The focus for the week was Jupiter - beautifully positioned for viewing this month and happily, for once, we had a clear sky to enjoy it - more about that later.
1st on the agenda was the item - "What's Up in March" ably covered by Mike.
5 planets can be seen at different times of the night in March and the winter constellations are now beginning to give way to the Spring constellations of Leo and Virgo. Some interesting galaxies are to be found in these and later we managed to locate a few.
After a short break Kim treated us to his findings related to Jupiter.

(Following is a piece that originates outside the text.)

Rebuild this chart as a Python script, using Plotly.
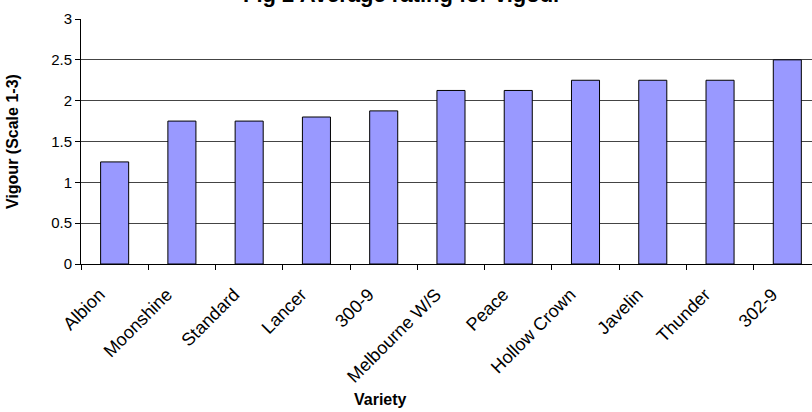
import plotly.graph_objects as go

varieties = ["Albion", "Moonshine", "Standard", "Lancer", "300-9", "Melbourne W/S",
             "Peace", "Hollow Crown", "Javelin", "Thunder", "302-9"]
vigour = [1.25, 1.75, 1.75, 1.8, 1.875, 2.125, 2.125, 2.25, 2.25, 2.25, 2.5]
y_ticks = [0, 0.5, 1, 1.5, 2, 2.5, 3]
y_tick_text = ["0", "0.5", "1", "1.5", "2", "2.5", "3"]

FONT = "Arial, 'Liberation Sans', sans-serif"

fig = go.Figure(go.Bar(
    x=varieties, y=vigour,
    marker=dict(color="#9999FF", line=dict(color="#000000", width=1)),
    width=0.417,
))

fig.update_layout(
    width=812, height=412,
    margin=dict(l=81, r=0, t=19, b=148),
    paper_bgcolor="white", plot_bgcolor="white",
    showlegend=False,
    font=dict(family=FONT, color="black"),
    xaxis=dict(
        type="category", range=[-0.5, 10.367],
        showline=True, linecolor="black", linewidth=1,
        ticks="outside", tickson="boundaries", ticklen=5, tickcolor="black",
        tickangle=-45, tickfont=dict(family=FONT, size=18, color="black"),
        ticklabelstandoff=12, ticklabelshift=-15,
        showgrid=False, zeroline=False,
    ),
    yaxis=dict(
        range=[0, 3], tickvals=y_ticks, ticktext=y_tick_text,
        showline=True, linecolor="black", linewidth=1,
        ticks="outside", ticklen=5, tickcolor="black",
        tickfont=dict(family=FONT, size=15, color="black"),
        showgrid=True, gridcolor="#444444", gridwidth=1, zeroline=False,
    ),
    annotations=[
        dict(text="<b>Fig 2 Average rating for vigour</b>", xref="paper", yref="paper",
             x=0.44, y=1.10, xanchor="center", yanchor="middle", showarrow=False,
             font=dict(family=FONT, size=22, color="black")),
        dict(text="<b>Variety</b>", xref="paper", yref="paper",
             x=0.41, y=-0.555, xanchor="center", yanchor="middle", showarrow=False,
             font=dict(family=FONT, size=16, color="black")),
        dict(text="<b>Vigour (Scale 1-3)</b>", xref="paper", yref="paper",
             x=-0.093, y=0.498, xanchor="center", yanchor="middle", showarrow=False,
             textangle=-90, font=dict(family=FONT, size=16, color="black")),
    ],
)

fig.write_html("out.html")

Because there is no solid ground, the surface of Jupiter is defined as the point where the atmospheric pressure is equal to that of Earth.
At this point, the pull of gravity is almost two and a half times stronger than it is on our planet.
A probe or spacecraft traveling toward the center of the planet would continue to find only thick clouds until it reached the core.
The composition of the core is still a matter of debate but it's size is larger than the Earth as can be seen from the cut-away image above.
Just after 8.00p.m. we ventured out to a clear sky. I counted 7 telescopes plus a few binoculars so there was plenty to see.
One of the projects for N.A.W. was to count the number of naked eye stars visible in Orion - or more precisely the trapezium bounded by Betelgeuse, Bellatrix, Saiph and Rigel.
Some members excelled at this - Goodwick Mike counted 25, others (Liz and Brian were mentioned) saw a few more. I struggled to see 10!!
We would have quite a list if I were to detail all the sights seen that night - fortunately the Moon was just a crescent so didn't interfere and so we could see galaxies and open clusters that would otherwise be imposible.
I don't know if anyone saw the Great Red Spot on Jupiter but the 2 bands and moons were clearly seen.
It was a fitting conclusion to the night that we could actually see what we had been considering earlier - and it's not too often that that can be said!!